Defence Minister Tibor Benkő assessed progress made towards establishing two military commands for NATO in Hungary and held talks with his German counterpart after a NATO ministerial meeting in Brussels on Friday.
Hungary has sent a letter signed jointly with Croatia to NATO’s secretary general informing Jens Stoltenberg about plans to establish a Multinational Division Command for Central Europe in Hungary, Benkő told reporters after the two-day meeting.
Integrated with NATO’s command structure, it would also enhance capabilities, he said.
Further, Hungary and Croatia signed a letter of understanding together with Slovakia and Slovenia on setting up a Regional Special Operations Component Command (R-SOCC) in central Hungary, Benkő noted.

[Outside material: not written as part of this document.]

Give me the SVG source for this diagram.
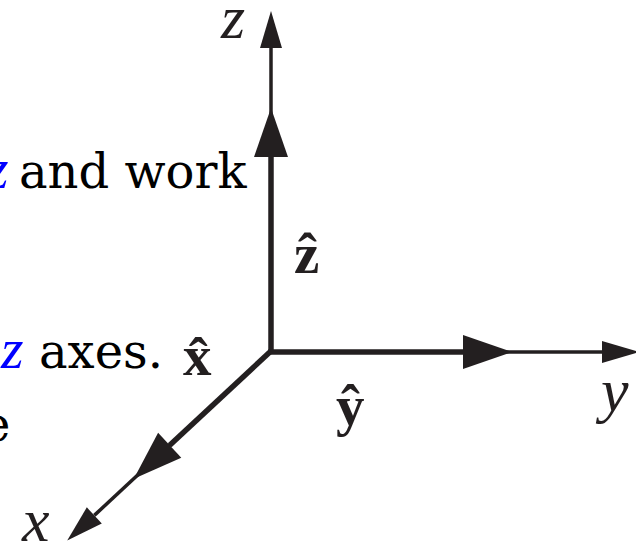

Headquartered in Szolnok, R-SOCC will be tasked with training the four NATO countries’ special operations troops, Benkő said. Austria, which is not member of NATO, has already indicated its intention to join R-SOCC’s work, he added.
Benkő also said that he had held talks with his German counterpart on the sidelines of the meeting. Annegret Kramp-Karrenbauer praised Hungary for its defence and military reform programme which she said could mandate the country’s army to become a leading force in central Europe.
Speaking in terms of Hungary’s contributions to NATO missions, Benkő noted that the country has increased its number of troops serving in Kosovo from 1,000 to 1,200 and is planning further increases.
This brings the number of Hungarian troops serving in foreign peacekeeping missions each year to 2,200-2,400, the defence minister added.
As regards hybrid warfare, Benkő said Hungary considers it a major challenge of the 21st century, underscoring measures taken towards fully preparing to tackle it. Among the measures, he noted the establishment of a military training centre for countering cyber-attacks in Szentendre near Budapest. Hungary has also decided to join the Helsinki-based European Centre of Excellence for Countering Hybrid Threats, Benkő said.